Monday, February 22, 2010

New Credit Card Law Takes Effect

The new credit card legislation that goes into effect today was designed to help consumers from unscrupulous business practices on the part of banks. And while the new regulations offer some improvement for consumers, as usual, it falls short of truly offering consumer protection.

One big shortfall of the new legislation: there is no interest cap. Legislators claim this was a compromise. My question is, a compromise with whom? Because banks base the interest rates on the prime rate PLUS a percentage, I would like to know why that number couldn't be capped? I suspect the compromise had to be with banks or the lobbyists. Who else could oppose a cap?

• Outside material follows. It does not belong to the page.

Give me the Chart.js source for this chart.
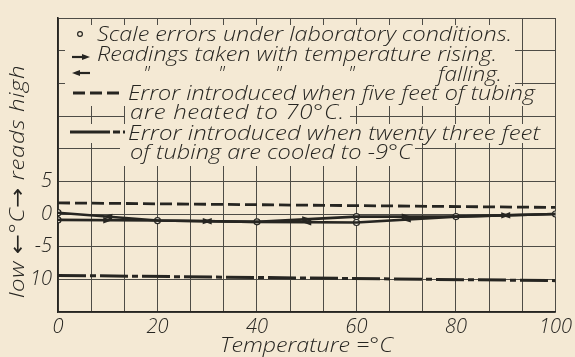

If the legislators themselves are in opposition to protecting American consumers against rate gouging, I suggest they get out of office, as it is clear they are not there on our behalf. In my opinion, there is no reason any company should be able to charge 25%, 26%, and 27% interest on consumer credit, but they do. This is tantamount to loan-sharking. And often, it's college-age kids or those with poor credit that get raped with these kinds of rates. Any consumer being charged these kinds of outrageous rates has no hope of ever paying off the balance as it continues to accrue day by day.

Banks can also start charging annual fees or non-usage fees if they want. By allowing these types of loopholes, the law simply becomes a shell game for the banks. They will just find new ways to stick it to the consumer. Long before the legislation was enacted they were working on strategies to get around the law. The economic collapse of our country can be placed squarely on the shoulders of big banks.

Yes, there are positives to the legislation. For example, starting today if you transfer a balance at a lower, introductory rate but you already have an existing balance on your account only the minimum payment will automatically be applied to the balance with the lower rate. In addition, any amount over the minimum payment will be applied to the balance with the higher interest rate. This is good news for consumers.

In the past, if you had a balance on your credit card and transferred an additional balance over to your account at a lower rate, all payments would pay down the lower rate first while the balance with the higher rate would continue to compound.

Another piece of the legislation that works in the consumers' favor is that banks can no longer raise rates within the first year the account is opened. They also cannot raise rates arbitrarily on an account just because you missed or were late on a payment on another.

Much like during and after the Depression, I think this recession is going to have lasting repercussions for big banks. Their own irresponsible, greedy, and in some case malicious behavior is going to come back to bite them. It may take some years before consumers are financially in a place for it to happen, but once consumers can get on their feet the backlash will be swift and severe.

Even after the huge taxpayer (yes, big banks, don't forget that) bailout, they went right back to business as usual, continuing to payout huge bonuses, raise rates on consumers arbitrarily, and reduce credit lines for good customers who had never been late on their payments. Essentially, they spit in the eye of every American taxpayer.

Banks that make an effort to treat their customers fairly and with respect will be the ones that survive. Big banks that have forgotten that without customers they have nothing will be the first to go. And they will have no-one to blame but themselves. When they fail, I think there will be a lot of smug taxpayers watching them go down in flames with smirks on their faces.